_STATED PROBLEM_. Can you output the material exactly as written, minus any pictures it holds?

===============

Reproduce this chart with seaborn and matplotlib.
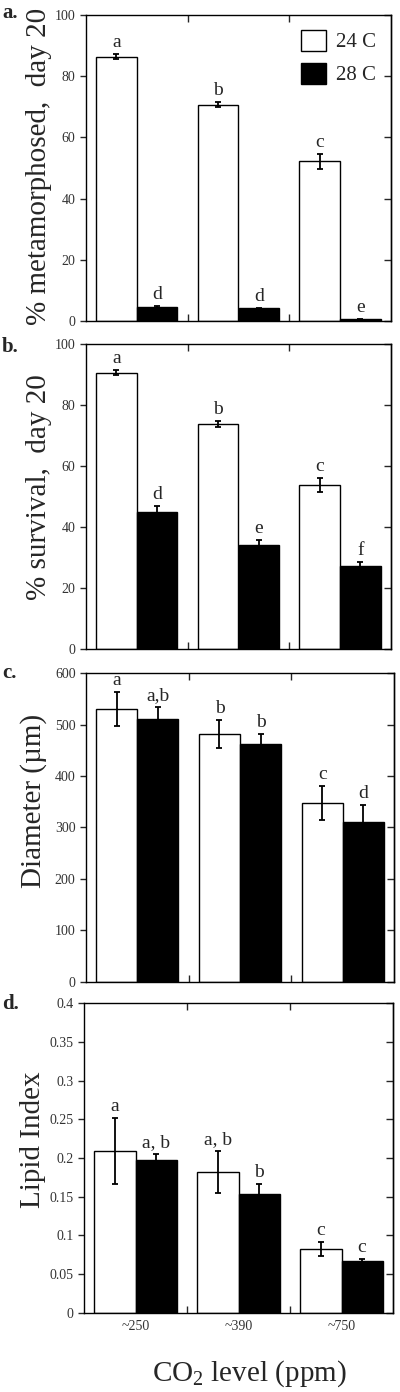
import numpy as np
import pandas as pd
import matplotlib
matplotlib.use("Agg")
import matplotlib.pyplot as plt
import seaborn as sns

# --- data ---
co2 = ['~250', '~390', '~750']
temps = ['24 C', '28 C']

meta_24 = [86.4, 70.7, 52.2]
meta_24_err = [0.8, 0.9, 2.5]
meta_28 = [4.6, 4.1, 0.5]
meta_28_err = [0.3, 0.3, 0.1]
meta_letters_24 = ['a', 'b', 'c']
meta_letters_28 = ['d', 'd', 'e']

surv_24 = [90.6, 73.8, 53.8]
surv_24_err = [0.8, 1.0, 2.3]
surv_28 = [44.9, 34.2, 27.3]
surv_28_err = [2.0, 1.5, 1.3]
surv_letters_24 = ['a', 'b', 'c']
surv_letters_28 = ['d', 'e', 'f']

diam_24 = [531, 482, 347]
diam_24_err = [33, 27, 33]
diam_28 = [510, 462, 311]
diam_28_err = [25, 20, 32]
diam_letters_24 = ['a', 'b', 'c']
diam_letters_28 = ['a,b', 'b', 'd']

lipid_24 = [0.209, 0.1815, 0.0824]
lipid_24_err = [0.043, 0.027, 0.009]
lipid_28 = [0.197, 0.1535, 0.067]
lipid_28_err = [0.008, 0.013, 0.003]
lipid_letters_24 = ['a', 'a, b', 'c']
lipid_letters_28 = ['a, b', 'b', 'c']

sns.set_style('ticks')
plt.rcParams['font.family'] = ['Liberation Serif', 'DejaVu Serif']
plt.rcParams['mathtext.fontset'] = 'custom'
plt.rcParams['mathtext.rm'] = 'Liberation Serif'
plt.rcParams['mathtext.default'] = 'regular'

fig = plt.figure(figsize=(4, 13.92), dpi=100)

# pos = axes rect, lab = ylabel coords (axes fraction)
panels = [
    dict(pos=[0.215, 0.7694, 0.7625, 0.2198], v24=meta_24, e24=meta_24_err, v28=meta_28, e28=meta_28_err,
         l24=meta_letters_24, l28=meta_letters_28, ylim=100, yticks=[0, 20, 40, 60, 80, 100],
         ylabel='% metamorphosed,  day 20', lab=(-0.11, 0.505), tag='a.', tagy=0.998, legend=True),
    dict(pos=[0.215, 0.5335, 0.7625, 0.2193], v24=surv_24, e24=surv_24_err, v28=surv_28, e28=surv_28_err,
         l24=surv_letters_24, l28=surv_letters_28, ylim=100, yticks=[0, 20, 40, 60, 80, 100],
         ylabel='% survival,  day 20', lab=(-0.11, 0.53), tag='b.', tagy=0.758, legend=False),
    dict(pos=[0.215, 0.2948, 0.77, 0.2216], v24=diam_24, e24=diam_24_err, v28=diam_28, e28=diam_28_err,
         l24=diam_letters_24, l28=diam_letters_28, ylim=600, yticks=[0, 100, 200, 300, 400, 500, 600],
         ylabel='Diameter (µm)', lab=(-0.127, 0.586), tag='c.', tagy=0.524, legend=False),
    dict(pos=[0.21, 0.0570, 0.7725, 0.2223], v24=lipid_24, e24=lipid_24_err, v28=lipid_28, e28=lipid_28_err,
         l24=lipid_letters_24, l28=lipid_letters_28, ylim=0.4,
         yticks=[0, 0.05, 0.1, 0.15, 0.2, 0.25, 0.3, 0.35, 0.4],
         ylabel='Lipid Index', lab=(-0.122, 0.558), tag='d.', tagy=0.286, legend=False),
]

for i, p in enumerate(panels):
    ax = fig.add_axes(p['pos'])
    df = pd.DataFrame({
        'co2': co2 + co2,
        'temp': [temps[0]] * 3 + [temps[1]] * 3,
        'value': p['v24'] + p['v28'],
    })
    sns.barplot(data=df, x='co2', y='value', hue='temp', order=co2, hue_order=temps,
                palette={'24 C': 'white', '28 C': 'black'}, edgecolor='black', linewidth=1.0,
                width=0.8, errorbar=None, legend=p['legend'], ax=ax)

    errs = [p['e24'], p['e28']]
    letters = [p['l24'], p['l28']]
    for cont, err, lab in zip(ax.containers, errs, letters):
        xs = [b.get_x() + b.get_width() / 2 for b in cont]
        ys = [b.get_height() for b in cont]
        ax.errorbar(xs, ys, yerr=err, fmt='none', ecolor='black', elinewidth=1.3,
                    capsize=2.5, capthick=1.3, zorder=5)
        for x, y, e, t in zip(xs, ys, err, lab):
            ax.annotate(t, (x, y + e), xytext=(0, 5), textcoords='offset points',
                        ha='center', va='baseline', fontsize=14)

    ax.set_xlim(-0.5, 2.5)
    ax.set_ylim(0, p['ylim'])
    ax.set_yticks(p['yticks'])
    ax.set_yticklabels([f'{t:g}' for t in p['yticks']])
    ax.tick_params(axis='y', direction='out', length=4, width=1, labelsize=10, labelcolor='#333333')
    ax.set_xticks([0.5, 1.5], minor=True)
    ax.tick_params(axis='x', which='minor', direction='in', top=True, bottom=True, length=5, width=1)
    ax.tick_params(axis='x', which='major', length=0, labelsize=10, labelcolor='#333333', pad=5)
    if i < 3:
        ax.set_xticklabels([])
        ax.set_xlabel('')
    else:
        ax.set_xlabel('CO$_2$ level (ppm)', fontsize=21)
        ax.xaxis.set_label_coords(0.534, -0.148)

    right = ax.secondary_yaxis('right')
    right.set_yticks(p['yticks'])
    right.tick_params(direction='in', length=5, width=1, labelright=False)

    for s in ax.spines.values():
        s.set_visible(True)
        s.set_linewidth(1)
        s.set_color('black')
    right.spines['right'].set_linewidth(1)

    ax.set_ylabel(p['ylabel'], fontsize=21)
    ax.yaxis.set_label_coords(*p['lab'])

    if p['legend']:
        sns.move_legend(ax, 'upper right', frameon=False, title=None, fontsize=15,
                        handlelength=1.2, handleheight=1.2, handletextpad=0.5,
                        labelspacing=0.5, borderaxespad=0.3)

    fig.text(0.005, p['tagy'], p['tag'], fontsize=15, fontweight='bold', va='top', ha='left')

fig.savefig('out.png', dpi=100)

===============

_WRITTEN RESPONSE_.
Reproduce this chart with seaborn and matplotlib.
import numpy as np
import pandas as pd
import matplotlib
matplotlib.use("Agg")
import matplotlib.pyplot as plt
import seaborn as sns

# --- data ---
co2 = ['~250', '~390', '~750']
temps = ['24 C', '28 C']

meta_24 = [86.4, 70.7, 52.2]
meta_24_err = [0.8, 0.9, 2.5]
meta_28 = [4.6, 4.1, 0.5]
meta_28_err = [0.3, 0.3, 0.1]
meta_letters_24 = ['a', 'b', 'c']
meta_letters_28 = ['d', 'd', 'e']

surv_24 = [90.6, 73.8, 53.8]
surv_24_err = [0.8, 1.0, 2.3]
surv_28 = [44.9, 34.2, 27.3]
surv_28_err = [2.0, 1.5, 1.3]
surv_letters_24 = ['a', 'b', 'c']
surv_letters_28 = ['d', 'e', 'f']

diam_24 = [531, 482, 347]
diam_24_err = [33, 27, 33]
diam_28 = [510, 462, 311]
diam_28_err = [25, 20, 32]
diam_letters_24 = ['a', 'b', 'c']
diam_letters_28 = ['a,b', 'b', 'd']

lipid_24 = [0.209, 0.1815, 0.0824]
lipid_24_err = [0.043, 0.027, 0.009]
lipid_28 = [0.197, 0.1535, 0.067]
lipid_28_err = [0.008, 0.013, 0.003]
lipid_letters_24 = ['a', 'a, b', 'c']
lipid_letters_28 = ['a, b', 'b', 'c']

sns.set_style('ticks')
plt.rcParams['font.family'] = ['Liberation Serif', 'DejaVu Serif']
plt.rcParams['mathtext.fontset'] = 'custom'
plt.rcParams['mathtext.rm'] = 'Liberation Serif'
plt.rcParams['mathtext.default'] = 'regular'

fig = plt.figure(figsize=(4, 13.92), dpi=100)

# pos = axes rect, lab = ylabel coords (axes fraction)
panels = [
    dict(pos=[0.215, 0.7694, 0.7625, 0.2198], v24=meta_24, e24=meta_24_err, v28=meta_28, e28=meta_28_err,
         l24=meta_letters_24, l28=meta_letters_28, ylim=100, yticks=[0, 20, 40, 60, 80, 100],
         ylabel='% metamorphosed,  day 20', lab=(-0.11, 0.505), tag='a.', tagy=0.998, legend=True),
    dict(pos=[0.215, 0.5335, 0.7625, 0.2193], v24=surv_24, e24=surv_24_err, v28=surv_28, e28=surv_28_err,
         l24=surv_letters_24, l28=surv_letters_28, ylim=100, yticks=[0, 20, 40, 60, 80, 100],
         ylabel='% survival,  day 20', lab=(-0.11, 0.53), tag='b.', tagy=0.758, legend=False),
    dict(pos=[0.215, 0.2948, 0.77, 0.2216], v24=diam_24, e24=diam_24_err, v28=diam_28, e28=diam_28_err,
         l24=diam_letters_24, l28=diam_letters_28, ylim=600, yticks=[0, 100, 200, 300, 400, 500, 600],
         ylabel='Diameter (µm)', lab=(-0.127, 0.586), tag='c.', tagy=0.524, legend=False),
    dict(pos=[0.21, 0.0570, 0.7725, 0.2223], v24=lipid_24, e24=lipid_24_err, v28=lipid_28, e28=lipid_28_err,
         l24=lipid_letters_24, l28=lipid_letters_28, ylim=0.4,
         yticks=[0, 0.05, 0.1, 0.15, 0.2, 0.25, 0.3, 0.35, 0.4],
         ylabel='Lipid Index', lab=(-0.122, 0.558), tag='d.', tagy=0.286, legend=False),
]

for i, p in enumerate(panels):
    ax = fig.add_axes(p['pos'])
    df = pd.DataFrame({
        'co2': co2 + co2,
        'temp': [temps[0]] * 3 + [temps[1]] * 3,
        'value': p['v24'] + p['v28'],
    })
    sns.barplot(data=df, x='co2', y='value', hue='temp', order=co2, hue_order=temps,
                palette={'24 C': 'white', '28 C': 'black'}, edgecolor='black', linewidth=1.0,
                width=0.8, errorbar=None, legend=p['legend'], ax=ax)

    errs = [p['e24'], p['e28']]
    letters = [p['l24'], p['l28']]
    for cont, err, lab in zip(ax.containers, errs, letters):
        xs = [b.get_x() + b.get_width() / 2 for b in cont]
        ys = [b.get_height() for b in cont]
        ax.errorbar(xs, ys, yerr=err, fmt='none', ecolor='black', elinewidth=1.3,
                    capsize=2.5, capthick=1.3, zorder=5)
        for x, y, e, t in zip(xs, ys, err, lab):
            ax.annotate(t, (x, y + e), xytext=(0, 5), textcoords='offset points',
                        ha='center', va='baseline', fontsize=14)

    ax.set_xlim(-0.5, 2.5)
    ax.set_ylim(0, p['ylim'])
    ax.set_yticks(p['yticks'])
    ax.set_yticklabels([f'{t:g}' for t in p['yticks']])
    ax.tick_params(axis='y', direction='out', length=4, width=1, labelsize=10, labelcolor='#333333')
    ax.set_xticks([0.5, 1.5], minor=True)
    ax.tick_params(axis='x', which='minor', direction='in', top=True, bottom=True, length=5, width=1)
    ax.tick_params(axis='x', which='major', length=0, labelsize=10, labelcolor='#333333', pad=5)
    if i < 3:
        ax.set_xticklabels([])
        ax.set_xlabel('')
    else:
        ax.set_xlabel('CO$_2$ level (ppm)', fontsize=21)
        ax.xaxis.set_label_coords(0.534, -0.148)

    right = ax.secondary_yaxis('right')
    right.set_yticks(p['yticks'])
    right.tick_params(direction='in', length=5, width=1, labelright=False)

    for s in ax.spines.values():
        s.set_visible(True)
        s.set_linewidth(1)
        s.set_color('black')
    right.spines['right'].set_linewidth(1)

    ax.set_ylabel(p['ylabel'], fontsize=21)
    ax.yaxis.set_label_coords(*p['lab'])

    if p['legend']:
        sns.move_legend(ax, 'upper right', frameon=False, title=None, fontsize=15,
                        handlelength=1.2, handleheight=1.2, handletextpad=0.5,
                        labelspacing=0.5, borderaxespad=0.3)

    fig.text(0.005, p['tagy'], p['tag'], fontsize=15, fontweight='bold', va='top', ha='left')

fig.savefig('out.png', dpi=100)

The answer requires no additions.